Friday, June 29, 2007

From Mezz0:


Infinite Jest

“Mario, you and I are mysterious to each other. We countenance each other from either side of some unbridgeable difference on this issue. Let’s lie very quietly and ponder this.

I’ve been reading this novel, a magnum opus, and perhaps a lasting work of genius called “Infinite Jest” by David Foster Wallace. It has been my evening dose of pleasure, humility, and pleasure in humility. His craft is top notch, and if I shared his divergent thought process, I wouldn’t bother getting out of bed in the morning, rather, I would entertain myself with thoughts for the next 16 hours, and then pass out into a world of dreams banal in comparison.

I’m through recommending books to anyone ever again because it’s a no-win situation, and nobody reads these days anyway. So don’t read this book. Instead, read this excerpt of the aforementioned book, and then rot your fucking brains with whatever is on television:

An oiled guru sits in yogic full lotus in Spandex and tank top. He’s maybe forty. He’s in full lotus on the towel dispenser just above the shoulder-pull station in the weight room of the Enfield Tennis Academy, Enfield MA. Saucers of muscle protrude from him and run together so that he looks almost crustacean. His head gleams, his hair jet-black and extravagantly feathered. His smile could sell things. Nobody knows where he comes from or why’s he’s allowed to stay, but he’s always in there, sitting yogic about a meter off the rubberized floor of the weight room. Tank top says TRANSCEND in silkscreen; on the back it’s got DEUS PROVIDEBIT in Day-Glo orange. It’s always the same tank top. Sometimes the color of the Spandex leggings changes.

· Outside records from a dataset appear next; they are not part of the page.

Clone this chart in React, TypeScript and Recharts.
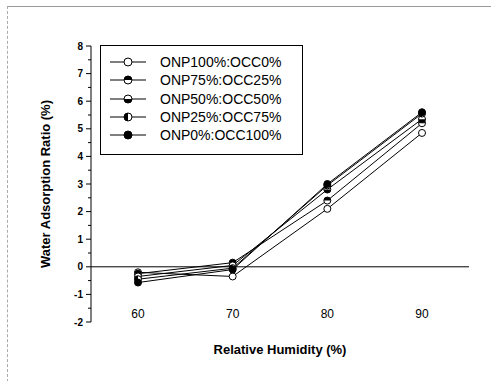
import React from "react";
import { LineChart, Line, XAxis, YAxis, ReferenceLine, Label } from "recharts";

// relative humidity categories
const humidity = ["60", "70", "80", "90"];

// water adsorption ratio (%) per mixture
const onp100 = [-0.2, -0.35, 2.1, 4.85];
const onp75 = [-0.25, 0.15, 2.4, 5.2];
const onp50 = [-0.35, 0.05, 2.8, 5.35];
const onp25 = [-0.45, -0.05, 2.95, 5.55];
const onp0 = [-0.57, -0.1, 3.0, 5.6];

const yTicks = [-2, -1.5, -1, -0.5, 0, 0.5, 1, 1.5, 2, 2.5, 3, 3.5, 4, 4.5, 5, 5.5, 6, 6.5, 7, 7.5, 8];

const series = [
  { key: "onp100", name: "ONP100%:OCC0%", fill: "open", values: onp100 },
  { key: "onp75", name: "ONP75%:OCC25%", fill: "top", values: onp75 },
  { key: "onp50", name: "ONP50%:OCC50%", fill: "bottom", values: onp50 },
  { key: "onp25", name: "ONP25%:OCC75%", fill: "left", values: onp25 },
  { key: "onp0", name: "ONP0%:OCC100%", fill: "full", values: onp0 },
];

const data = humidity.map((rh, i) => {
  const row: any = { rh };
  series.forEach((s) => (row[s.key] = s.values[i]));
  return row;
});

const FONT = "'Liberation Sans', Arial, sans-serif";

function Marker({ cx, cy, fill, r = 3.5 }: any) {
  if (cx == null || cy == null) return null;
  let half = null;
  if (fill === "top") half = `M${cx - r},${cy} A${r},${r} 0 0 1 ${cx + r},${cy} Z`;
  if (fill === "bottom") half = `M${cx - r},${cy} A${r},${r} 0 0 0 ${cx + r},${cy} Z`;
  if (fill === "left") half = `M${cx},${cy - r} A${r},${r} 0 0 0 ${cx},${cy + r} Z`;
  return (
    <g>
      <circle cx={cx} cy={cy} r={r} fill={fill === "full" ? "#000" : "#fff"} stroke="#000" strokeWidth={1} />
      {half && <path d={half} fill="#000" />}
    </g>
  );
}

const YTick = ({ x, y, payload }: any) => {
  const ax = x + 8;
  const major = Number.isInteger(payload.value);
  return (
    <g>
      <line x1={ax - (major ? 5 : 3)} x2={ax} y1={y} y2={y} stroke="#000" />
      {major && (
        <text x={ax - 8} y={y + 3.5} textAnchor="end" fontSize={10} fontWeight="bold" fontFamily={FONT} fill="#000">
          {payload.value}
        </text>
      )}
    </g>
  );
};

const XTick = ({ x, y, payload }: any) => (
  <text x={x} y={y - 12} textAnchor="middle" fontSize={12} fontFamily={FONT} fill="#000">
    {payload.value}
  </text>
);

const LegendBox = () => (
  <div
    style={{
      position: "absolute",
      left: 100,
      top: 45,
      width: 201,
      height: 101,
      border: "1px solid #000",
      background: "#fff",
      paddingTop: 7,
      boxSizing: "content-box",
    }}
  >
    {series.map((s) => (
      <div key={s.key} style={{ display: "flex", alignItems: "center", height: 18.3 }}>
        <svg width={50} height={12} style={{ marginLeft: 9 }}>
          <line x1={0} x2={36} y1={6} y2={6} stroke="#000" />
          <Marker cx={18} cy={6} fill={s.fill} r={4} />
        </svg>
        <span style={{ fontFamily: FONT, fontSize: 14, color: "#000", lineHeight: "14px" }}>{s.name}</span>
      </div>
    ))}
  </div>
);

export default function App() {
  return (
    <div style={{ position: "absolute", left: 0, top: 0, width: 491, height: 381, background: "#fff" }}>
      <div
        style={{
          position: "absolute",
          left: 7,
          top: 6,
          width: 484,
          height: 375,
          borderTop: "1px solid #999",
          borderLeft: "1px dashed #aaa",
        }}
      />
      <LineChart width={491} height={381} data={data} margin={{ top: 46, right: 22, bottom: 29, left: 0 }}>
        <XAxis
          dataKey="rh"
          type="category"
          padding={{ left: 47, right: 47 }}
          axisLine={false}
          tickLine={false}
          tick={<XTick />}
          height={30}
        >
          <Label
            value="Relative Humidity (%)"
            position="insideBottom"
            offset={-29}
            dy={-27}
            style={{ fontFamily: FONT, fontSize: 13, fontWeight: "bold", fill: "#000" }}
          />
        </XAxis>
        <YAxis
          domain={[-2, 8]}
          ticks={yTicks}
          interval={0}
          width={91}
          tickLine={false}
          tick={<YTick />}
          stroke="#000"
        >
          <Label
            value="Water Adsorption Ratio (%)"
            angle={-90}
            position="center"
            style={{ fontFamily: FONT, fontSize: 13, fontWeight: "bold", fill: "#000", textAnchor: "middle" }}
          />
        </YAxis>
        <ReferenceLine y={0} stroke="#000" />
        {series.map((s) => (
          <Line
            key={s.key}
            dataKey={s.key}
            name={s.name}
            stroke="#000"
            strokeWidth={1}
            isAnimationActive={false}
            dot={(p: any) => <Marker key={`${s.key}-${p.index}`} cx={p.cx} cy={p.cy} fill={s.fill} />}
          />
        ))}
      </LineChart>
      <LegendBox />
    </div>
  );
}
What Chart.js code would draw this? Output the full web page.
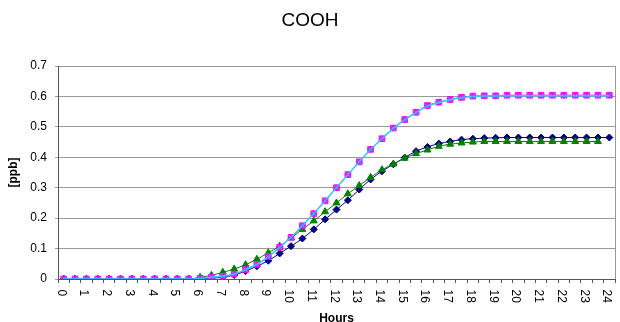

This guru lives off the sweat of others. Literally. The fluids and salts and fatty acids. He’s like a beloved nut. He’s an E.T.A. institution. You do like maybe some sets of benches, some leg-curls, inclined abs, crunches, work up a good hot shellac of sweat; then, if you let him lick your arms and forehead, he’ll pass on to you some little nugget of fitness-guru wisdom. His big one for a long time was: “and the Lord said: Let not the weight thou wouldst pull to thyself exceed thine own weight.” His advice on conditioning and injury-prevention tends to be pretty solid, is the consensus. His tongue is little and rough but feels good, like a kitty’s. It isn’t like a faggy or sexual thing. Some of the girls let him, too. He’s harmless as they come. He supposedly went way back with Dr. Incandenza, the Academy’s founder, in the past.

Some of the newer kids think he’s a creep and want him out of there. What kind of guru wears Spandex and lives off others’ perspiration? They complain. God only knows what he does in there when the weight room’s closed at night, they say.

Sometimes the newer kids who won’t even let him near them come in and set the resistance on the shoulder-pull at a weight greater than their own weight. The guru on the towel dispenser just sits there and smiles and doesn’t say anything. They hunker, then, and grimace, and try to pull the bar down, but, like, lo: the over weighted shoulder-pull becomes a chin-up. Up they go, their own bodies, toward the bar they’re trying to pull down. Everyone should get at least one good look at the eyes of a man who finds himself rising toward what he wants to pull down to himself. And I like how the guru on the towel dispenser doesn’t laugh at them, or even shake his head sagely on its big brown neck. He just smiles, hiding his tongue. He’s like a baby. Everything he sees hits him and sinks without bubbles. He just sits there. I want to be like that. Able to just sit all quiet and pull life towards me, one forehead at a time. His name is supposedly Lyle.